When you are Side Swiped
Yesterday my Knight and I felt like
we were hit by a very large truck.
At our home church, it was announced a restructuring of sorts, no more Wednesday night services (which are teaching and prayer focused). As of January we will begin to break up into smaller home groups for our meeting, the groups will be sermon based (but sans our children).
I get why we are doing it, but as a mother of many my heart is a bit shaky. How will no worship service on Wednesday effect my children's lives? I understand the need for change, actually the change is being done out of desperation for getting us beyond surface~y relationships and into true love and fellowship with one another. Still my heart is aching and very unsure, we did home groups for many years and it didn't change the lack of love and fellowship.
Then our beloved Ethiopian church announced that our Pastor is leaving. OUR BELOVED PASTOR, who loves us, adores our children, and makes us feel much a part of the church. A Pastor who has been willing to change up his church, just for US. He not only preached in Amharic, but always translated for us so we would also be included in being fed and encouraged.
This the church of my heart, the one that brought me so much healing in finally feeling connected and loved. Though it is a tiny body of Christ, its influence and effect are huge to many.
All of it really didn't hit me (and my Knight) until we got home, until we separated ourselves from the days events. At my home church I encouraged others to trust that God would walk us through this, that we would come out better. At my beloved Ethiopian church, I kept my tears in my heart and instead chose to build up my Pastor in not being sad, but believing God is going ahead of him to California and all that He is calling him to there.
At days end my Knight and I lay in bed saying how sad we felt, over and over I found myself saying,
"I am SAD,"
Somehow saying it helped.
Of course God is the one who binds up the broken~hearted. He goes before me, my Knight and my children as we follow Him in obedience.
Still my heart weeps.
Letting go of what you love is hard.
(I learned this lesson first hand in having to let go
of my 3 orphaned raccoons-
allowing them to be who
God created them to be.)
God created them to be.)
Today I am still sad, but I remind myself that God is in control and that..
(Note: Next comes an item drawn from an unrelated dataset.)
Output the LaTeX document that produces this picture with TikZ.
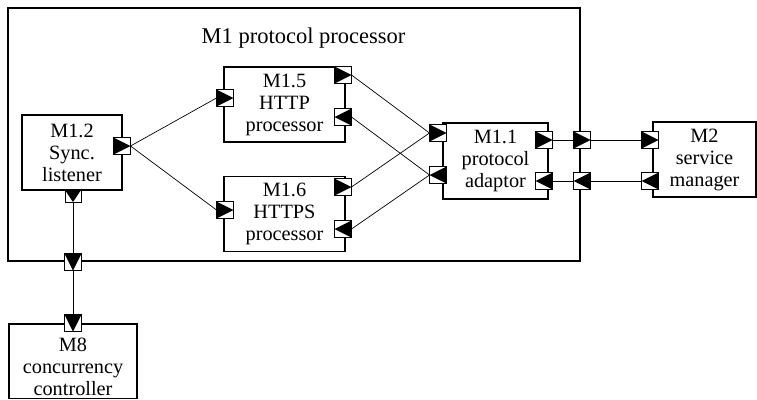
\documentclass[tikz,border=0pt]{standalone}
\usepackage{fontspec}
\setmainfont{Liberation Serif}
\usetikzlibrary{backgrounds}
\begin{document}
\begin{tikzpicture}[x=1pt,y=-1pt,
  box/.style={draw, line width=1.2pt, align=center, inner sep=0pt, font=\fontsize{20.3}{22}\selectfont},
  txt/.style={align=center, inner sep=0pt, font=\fontsize{20.3}{22}\selectfont},
  port/.style={draw, fill=white, line width=0.9pt, minimum size=17pt, inner sep=0pt, outer sep=0pt},
  portR/.style={port, path picture={\fill[black] (path picture bounding box.north west) -- (path picture bounding box.east) -- (path picture bounding box.south west) -- cycle;}},
  portL/.style={port, path picture={\fill[black] (path picture bounding box.north east) -- (path picture bounding box.west) -- (path picture bounding box.south east) -- cycle;}},
  portD/.style={port, path picture={\fill[black] (path picture bounding box.north west) -- (path picture bounding box.north east) -- (path picture bounding box.south) -- cycle;}},
  wire/.style={line width=0.7pt}]
\useasboundingbox (0,0) rectangle (757,399);

% outer module
\node[draw, line width=1.3pt, minimum width=572pt, minimum height=253pt, inner sep=0pt] (m1) at (294,134.5) {};
\node[anchor=base, inner sep=0pt, font=\fontsize{22.5}{24}\selectfont] (m1t) at (303.5,43) {M1 protocol processor};

% modules
\node[box, minimum width=100pt, minimum height=75pt] (m12) at (72,152.5) {M1.2\\Sync.\\listener};
\node[box, minimum width=121pt, minimum height=75pt] (m15) at (284.5,104.5) {M1.5\\HTTP\\processor};
\node[box, minimum width=121pt, minimum height=75pt] (m16) at (284.5,214) {M1.6\\HTTPS\\processor};
\node[box, minimum width=105pt, minimum height=76pt] (m11) at (495.5,161) {M1.1\\protocol\\adaptor};
\node[box, minimum width=103pt, minimum height=75pt] (m2) at (704.5,159.5) {M2\\service\\manager};
\node[draw, line width=1.2pt, minimum width=128pt, minimum height=74.5pt, inner sep=0pt] (m8) at (73,361.25) {};
\node[txt] (m8t) at (73,367) {M8\\concurrency\\controller};

% ports
\node[portR] (p12r) at (122,146) {};
\node[portD, minimum height=12pt, minimum width=16pt] (p12b) at (73,196) {};
\node[portR] (p15l) at (225,98) {};
\node[portR] (p15a) at (343,75) {};
\node[portL] (p15b) at (343,117) {};
\node[portR] (p16l) at (225,210) {};
\node[portR] (p16a) at (343,187) {};
\node[portL] (p16b) at (343,229) {};
\node[portR] (p11la) at (438,133) {};
\node[portL] (p11lb) at (438,175) {};
\node[portR] (p11ra) at (544,140) {};
\node[portL] (p11rb) at (544,181) {};
\node[portR] (poa) at (582,140) {};
\node[portL] (pob) at (582,181) {};
\node[portD] (pod) at (73,262) {};
\node[portR] (p2a) at (650,140) {};
\node[portL] (p2b) at (650,181) {};
\node[portD] (p8) at (73,323) {};

% connectors
\begin{pgfonlayer}{background}
\draw[wire] (p12r.east) -- (p15l.west);
\draw[wire] (p12r.east) -- (p16l.west);
\draw[wire] (p15a.east) -- (p11la.west);
\draw[wire] (p16a.east) -- (p11la.west);
\draw[wire] (p15b.east) -- (p11lb.west);
\draw[wire] (p16b.east) -- (p11lb.west);
\draw[wire] (p11ra.east) -- (poa.west);
\draw[wire] (poa.east) -- (p2a.west);
\draw[wire] (p11rb.east) -- (pob.west);
\draw[wire] (pob.east) -- (p2b.west);
\draw[wire] (p12b.south) -- (pod.north);
\draw[wire] (pod.south) -- (p8.north);
\end{pgfonlayer}
\end{tikzpicture}
\end{document}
He is leading me (us) to green pastures
and though
I walk through the valley (a sad place) of the shadow of death (letting go)
that YOU (my Lord and my God) are with me
and
I will (should) fear NO evil.
8 comments:
Change is hard and sometimes it really hurts : (
I'm so sorry for your heartache, Kimmie.
One thing we did years ago when in a similar position was to start a home Bible study for families. It really ministered to our hearts to have prayer and Bible study with a small group that became our family. There were LOTS of kids, but the Spirit was never hindered by babbling and drooling and giggles. :)
May the Lord bring something/someone into your heart to fill that beautiful need for worship and intimacy with the Lord's people.
Hi Kimmie, I pray that the changes are not too disruptive for you and your family and that they end up being for the better.
ouch! I didn't expect to hear your news....
2 on the same day... Is there a plan at the Ethiopian Church?
Praying for God's vision to be revealed quickly!
Maria
Hi Maria;
I don't think there is any plan...just much weeping by the men and women alike. A very somber service, though we thought it being the Ethiopian New Year (Sept. 11th) that there would be some cultural celebration. There was a feast (injera,gomen,ayib,doro wot, something with lamb intestines that looked like hamburger, denish wot, some lentil dish, a spicy sauce that I can't think of the name of....all of which our eldest Ethipian loved. And the rest of my kids loved too.)
Anyway, not sure what will happen... maybe God will bring our sweet Pastor back after a season. *I've already asked God ;-) No answer, but we don't receive if we don't ask ;-)
Kimmie@overthemoonwithjoy
You know that moment when you pull something mediocre away from a little one with full knowledge of the fantastic thing you are about to be replacing it with... and the little one cries with all her heart, not realizing that something amazing is just about to be discovered? That is what I think is going to happen for you and your family. Not long from now you will see why your Daddy pulled a couple of things away from you and you will REJOICE when the replacement is realized.
Blessings to you and yours, sweet Sister in Christ!
~Hj
We have had some of these painful changes involving church family, but looking back, it was during those times that God was up to something more. What started as discomfort & even confusion turned into growth in our faith & many blessings. Looking forward to what He has in store for you!! :o)
Kimmie, I haven't checked in here for a while, but reading this post I know why you were on my heart. Years ago when I was in a similar season and struggling, I told God that I didn't like change. My loving Father showed me that although He never changes, He is always on the move. To follow Him, I must be also. I pray He gives you the grace to trust Him in a time of change. God bless to your wonderful family.